In Großbritannien wird es gerade knapp. Auf den traditionellen Truthahnbraten müssen viele Briten heuer zu Weihnachten womöglich verzichten. Massiv gestiegene Preise für Gas führen zu einem Mangel an Kohlendioxid und bringen britische Fleischhersteller zunehmend in Bedrängnis. „Ein Drei-WochenDeal wird Weihnachten nicht retten“, sagte der Geschäftsführer der Supermarktkette Iceland, Richard Walker, am Mittwoch. „Wir brauchen eine permanente Lösung, um die Auslieferung von frischen Nahrungsmitteln sicherzustellen.“
Hintergrund des CO2-Mangels ist, dass der amerikanische Betreiber CF Industries zwei seiner Düngemittelfirmen in Nordengland wegen der stark gestiegenen Gaspreise vorübergehend geschlossen hat. Die Produktion ist derzeit nicht rentabel. Das Kohlendioxid, das die Lebensmittelbranche so dringend braucht, fällt aber als Nebenprodukt ebendieser Düngemittelherstellung an.

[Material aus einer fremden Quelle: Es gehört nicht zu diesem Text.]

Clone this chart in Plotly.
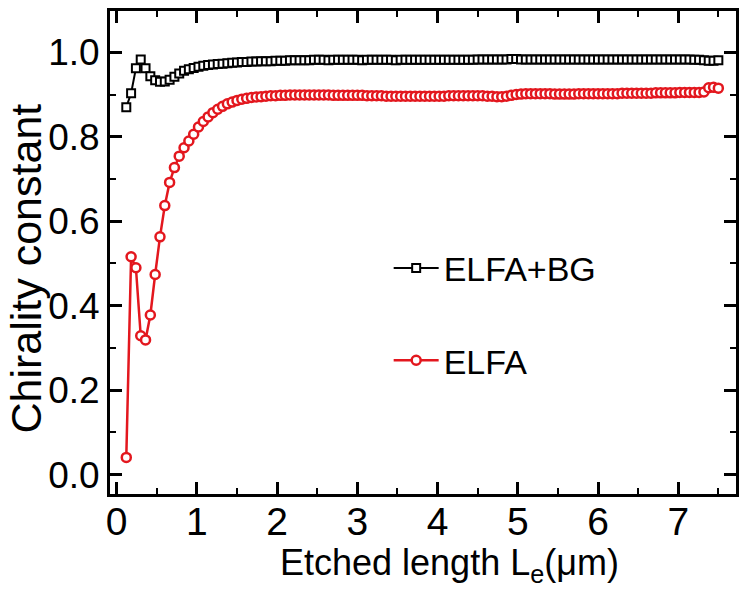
import plotly.graph_objects as go

# Etched length sampling grid (um)
x_start, x_step, n_pts = 0.12, 0.06, 124
etched_length = [round(x_start + x_step * i, 2) for i in range(n_pts)]

# Chirality constant, ELFA + Bragg grating
chirality_elfa_bg = [
    0.870, 0.903, 0.962, 0.983, 0.962, 0.943, 0.934, 0.930, 0.931, 0.935,
    0.942, 0.950, 0.956, 0.960, 0.963, 0.966, 0.968, 0.970, 0.971, 0.972,
    0.973, 0.974, 0.975, 0.976, 0.977, 0.977, 0.978, 0.978, 0.979, 0.979,
    0.979, 0.980, 0.980, 0.980, 0.981, 0.981, 0.981, 0.981, 0.981, 0.982,
    0.982, 0.982, 0.981, 0.982, 0.982, 0.982, 0.982, 0.982, 0.982, 0.981,
    0.982, 0.982, 0.982, 0.982, 0.982, 0.982, 0.981, 0.982, 0.982, 0.982,
    0.982, 0.982, 0.982, 0.982, 0.982, 0.982, 0.982, 0.982, 0.982, 0.982,
    0.982, 0.982, 0.982, 0.983, 0.983, 0.983, 0.983, 0.983, 0.983, 0.983,
    0.984, 0.984, 0.983, 0.983, 0.983, 0.983, 0.983, 0.983, 0.983, 0.983,
    0.983, 0.983, 0.983, 0.983, 0.983, 0.983, 0.983, 0.983, 0.983, 0.983,
    0.983, 0.983, 0.983, 0.983, 0.983, 0.983, 0.983, 0.983, 0.983, 0.983,
    0.983, 0.983, 0.983, 0.983, 0.983, 0.983, 0.983, 0.983, 0.982, 0.982,
    0.981, 0.980, 0.980, 0.981,
]

# Chirality constant, ELFA only
chirality_elfa = [
    0.041, 0.516, 0.490, 0.329, 0.319, 0.378, 0.474, 0.563, 0.637, 0.692,
    0.727, 0.754, 0.774, 0.790, 0.806, 0.823, 0.836, 0.847, 0.857, 0.865,
    0.872, 0.878, 0.882, 0.886, 0.889, 0.891, 0.893, 0.894, 0.895, 0.896,
    0.897, 0.897, 0.898, 0.898, 0.899, 0.899, 0.899, 0.899, 0.899, 0.899,
    0.899, 0.899, 0.899, 0.898, 0.898, 0.898, 0.898, 0.898, 0.898, 0.898,
    0.897, 0.897, 0.897, 0.897, 0.896, 0.896, 0.896, 0.896, 0.896, 0.896,
    0.896, 0.896, 0.896, 0.896, 0.896, 0.896, 0.896, 0.897, 0.897, 0.897,
    0.897, 0.897, 0.897, 0.897, 0.897, 0.896, 0.896, 0.895, 0.895, 0.896,
    0.898, 0.900, 0.901, 0.902, 0.902, 0.902, 0.902, 0.902, 0.902, 0.901,
    0.901, 0.901, 0.901, 0.901, 0.902, 0.902, 0.902, 0.902, 0.902, 0.902,
    0.902, 0.902, 0.902, 0.903, 0.903, 0.903, 0.903, 0.903, 0.903, 0.903,
    0.904, 0.904, 0.904, 0.904, 0.904, 0.905, 0.905, 0.905, 0.905, 0.905,
    0.906, 0.916, 0.917, 0.915,
]

x_ticks = [0, 1, 2, 3, 4, 5, 6, 7]
y_ticks = [0.0, 0.2, 0.4, 0.6, 0.8, 1.0]

RED = "#e3171e"
SANS = "Liberation Sans, Arial, sans-serif"

fig = go.Figure()
fig.add_trace(go.Scatter(
    x=etched_length, y=chirality_elfa_bg, name="ELFA+BG", legendgroup="a",
    mode="lines+markers",
    line=dict(color="black", width=2),
    marker=dict(symbol="square", size=8, color="white",
                line=dict(color="black", width=2)),
))
fig.add_trace(go.Scatter(
    x=etched_length, y=chirality_elfa, name="ELFA", legendgroup="b",
    mode="lines+markers",
    line=dict(color=RED, width=2.5),
    marker=dict(symbol="circle", size=9, color="white",
                line=dict(color=RED, width=2.5)),
))

axis_common = dict(
    showline=True, linecolor="black", linewidth=3, mirror="allticks",
    ticks="inside", ticklen=12, tickwidth=2.5, tickcolor="black",
    showgrid=False, zeroline=False,
)

fig.update_xaxes(
    **axis_common,
    range=[-0.083, 7.72], tickvals=x_ticks,
    tickfont=dict(family=SANS, size=39, color="black"),
    ticklabelstandoff=-9,
    minor=dict(ticks="inside", ticklen=6, tickwidth=2, dtick=0.5,
               tick0=0, tickcolor="black", showgrid=False),
)
fig.update_yaxes(
    **axis_common,
    range=[-0.0457, 1.0977], tickvals=y_ticks, tickformat=".1f",
    tickfont=dict(family=SANS, size=37, color="black"),
    minor=dict(ticks="inside", ticklen=6, tickwidth=2, dtick=0.1,
               tick0=0, tickcolor="black", showgrid=False),
)

fig.add_annotation(
    text="Etched length L<sub>e</sub>(μm)", xref="paper", yref="paper",
    x=0.542, y=-0.095, xanchor="center", yanchor="top", showarrow=False,
    font=dict(family=SANS, size=36, color="black"),
)
fig.add_annotation(
    text="Chirality constant", xref="paper", yref="paper", textangle=-90,
    x=-0.134, y=0.467, xanchor="center", yanchor="middle", showarrow=False,
    font=dict(family=SANS, size=43, color="black"),
)

fig.update_layout(
    width=739, height=590,
    margin=dict(l=110, r=0, t=11, b=96),
    paper_bgcolor="white", plot_bgcolor="white",
    showlegend=True,
    legend=dict(
        x=(390 - 110) / 629, y=0.527, xanchor="left", yanchor="top",
        bgcolor="rgba(0,0,0,0)", borderwidth=0,
        font=dict(family=SANS, size=34, color="black"),
        itemwidth=45, tracegroupgap=45,
    ),
)

fig.write_html("out.html")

Die Regierung von Boris Johnson hat CF Industries eilig zugesagt, drei Wochen lang einen Teil der Fixkosten des Unternehmens zu übernehmen. Dies werde wohl Dutzende Millionen Pfund kosten, sei aber nötig, sagte der britische Umweltminister George Eustice dem TVSender Sky News. CF Industries stellt etwa 60 Prozent des gesamten Kohlendioxidbedarfs in Großbritannien
her. Nur noch zwei Tage würden die Vorräte reichen, warnten Vertreter der britischen Lebensmittelindustrie zu Beginn dieser Woche. Die Folge: Die Auswahl von Waren in den Supermärkten würde beschränkter, manche Regale blieben gar leer.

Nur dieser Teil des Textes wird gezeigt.